Data to process:
====

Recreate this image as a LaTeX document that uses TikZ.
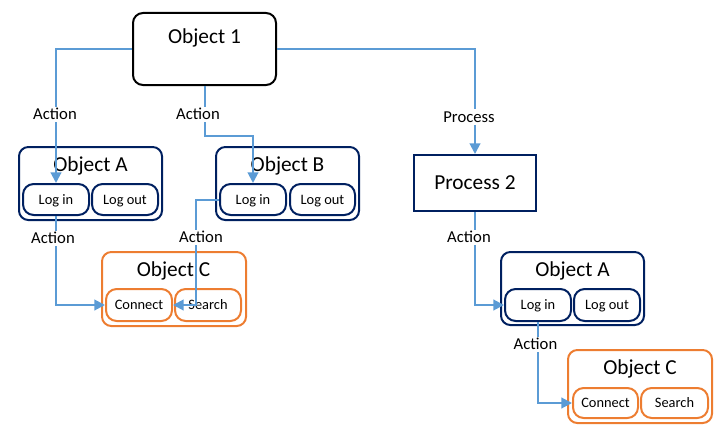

====

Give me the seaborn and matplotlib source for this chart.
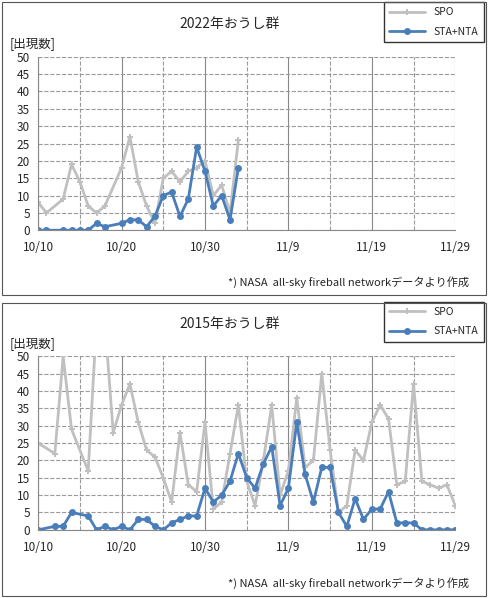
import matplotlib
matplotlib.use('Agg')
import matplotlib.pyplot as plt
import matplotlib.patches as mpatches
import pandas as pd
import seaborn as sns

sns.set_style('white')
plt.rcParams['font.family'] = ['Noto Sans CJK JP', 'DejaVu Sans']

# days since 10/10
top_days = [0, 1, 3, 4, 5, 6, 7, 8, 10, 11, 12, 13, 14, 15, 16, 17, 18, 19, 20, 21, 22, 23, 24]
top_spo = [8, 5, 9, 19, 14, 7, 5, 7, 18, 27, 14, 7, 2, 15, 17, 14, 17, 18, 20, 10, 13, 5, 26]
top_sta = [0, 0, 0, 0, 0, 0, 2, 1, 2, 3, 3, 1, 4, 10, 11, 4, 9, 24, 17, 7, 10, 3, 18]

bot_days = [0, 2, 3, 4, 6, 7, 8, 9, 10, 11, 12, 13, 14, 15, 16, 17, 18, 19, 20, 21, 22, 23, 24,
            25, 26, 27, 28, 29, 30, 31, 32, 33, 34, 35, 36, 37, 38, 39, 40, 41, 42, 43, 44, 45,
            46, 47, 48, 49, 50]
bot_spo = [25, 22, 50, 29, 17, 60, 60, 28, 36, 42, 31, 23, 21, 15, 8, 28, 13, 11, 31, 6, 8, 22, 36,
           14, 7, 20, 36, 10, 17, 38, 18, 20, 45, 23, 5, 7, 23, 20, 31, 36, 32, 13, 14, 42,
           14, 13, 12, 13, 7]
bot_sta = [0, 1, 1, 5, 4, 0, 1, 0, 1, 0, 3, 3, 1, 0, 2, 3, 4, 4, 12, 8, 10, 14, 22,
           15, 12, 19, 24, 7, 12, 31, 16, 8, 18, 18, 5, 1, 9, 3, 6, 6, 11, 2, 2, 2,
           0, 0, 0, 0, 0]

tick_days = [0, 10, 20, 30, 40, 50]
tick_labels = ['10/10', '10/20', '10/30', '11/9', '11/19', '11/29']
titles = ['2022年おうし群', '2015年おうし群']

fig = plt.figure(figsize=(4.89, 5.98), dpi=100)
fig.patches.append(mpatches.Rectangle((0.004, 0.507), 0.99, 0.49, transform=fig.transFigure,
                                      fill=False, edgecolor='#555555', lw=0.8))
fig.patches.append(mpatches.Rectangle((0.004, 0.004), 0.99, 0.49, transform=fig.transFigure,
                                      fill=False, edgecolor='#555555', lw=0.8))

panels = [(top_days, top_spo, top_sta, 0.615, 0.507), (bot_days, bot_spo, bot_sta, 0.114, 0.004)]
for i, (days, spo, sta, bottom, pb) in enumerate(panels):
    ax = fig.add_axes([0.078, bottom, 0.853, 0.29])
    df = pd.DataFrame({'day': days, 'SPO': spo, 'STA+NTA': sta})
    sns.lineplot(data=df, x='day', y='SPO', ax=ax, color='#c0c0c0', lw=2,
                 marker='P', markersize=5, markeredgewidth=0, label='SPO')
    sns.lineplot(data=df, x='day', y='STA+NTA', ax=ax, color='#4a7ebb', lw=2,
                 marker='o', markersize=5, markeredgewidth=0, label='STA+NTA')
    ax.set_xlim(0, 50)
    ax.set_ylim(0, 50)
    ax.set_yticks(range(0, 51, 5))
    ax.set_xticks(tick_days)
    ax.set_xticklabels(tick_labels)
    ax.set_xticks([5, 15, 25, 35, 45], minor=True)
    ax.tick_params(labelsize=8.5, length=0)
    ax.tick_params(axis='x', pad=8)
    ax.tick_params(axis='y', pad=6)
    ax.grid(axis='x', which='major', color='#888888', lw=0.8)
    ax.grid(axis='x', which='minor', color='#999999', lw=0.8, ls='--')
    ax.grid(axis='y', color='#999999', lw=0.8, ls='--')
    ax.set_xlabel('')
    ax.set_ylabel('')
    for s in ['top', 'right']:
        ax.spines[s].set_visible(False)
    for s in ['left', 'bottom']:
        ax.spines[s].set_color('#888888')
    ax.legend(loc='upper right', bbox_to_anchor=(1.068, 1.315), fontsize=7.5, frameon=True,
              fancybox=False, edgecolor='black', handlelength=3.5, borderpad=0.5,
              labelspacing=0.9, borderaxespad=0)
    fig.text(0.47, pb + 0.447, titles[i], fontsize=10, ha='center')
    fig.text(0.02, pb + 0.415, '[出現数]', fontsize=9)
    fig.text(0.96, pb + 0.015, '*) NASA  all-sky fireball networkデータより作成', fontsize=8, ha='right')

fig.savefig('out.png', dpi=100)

====

Work to complete:
Reproduce the entries exactly, from the line with "Give me the" to the line with "7, 10, 3, 18]", both lines included, keeping no pictures.

Answer to this exercise:
Give me the seaborn and matplotlib source for this chart.
import matplotlib
matplotlib.use('Agg')
import matplotlib.pyplot as plt
import matplotlib.patches as mpatches
import pandas as pd
import seaborn as sns

sns.set_style('white')
plt.rcParams['font.family'] = ['Noto Sans CJK JP', 'DejaVu Sans']

# days since 10/10
top_days = [0, 1, 3, 4, 5, 6, 7, 8, 10, 11, 12, 13, 14, 15, 16, 17, 18, 19, 20, 21, 22, 23, 24]
top_spo = [8, 5, 9, 19, 14, 7, 5, 7, 18, 27, 14, 7, 2, 15, 17, 14, 17, 18, 20, 10, 13, 5, 26]
top_sta = [0, 0, 0, 0, 0, 0, 2, 1, 2, 3, 3, 1, 4, 10, 11, 4, 9, 24, 17, 7, 10, 3, 18]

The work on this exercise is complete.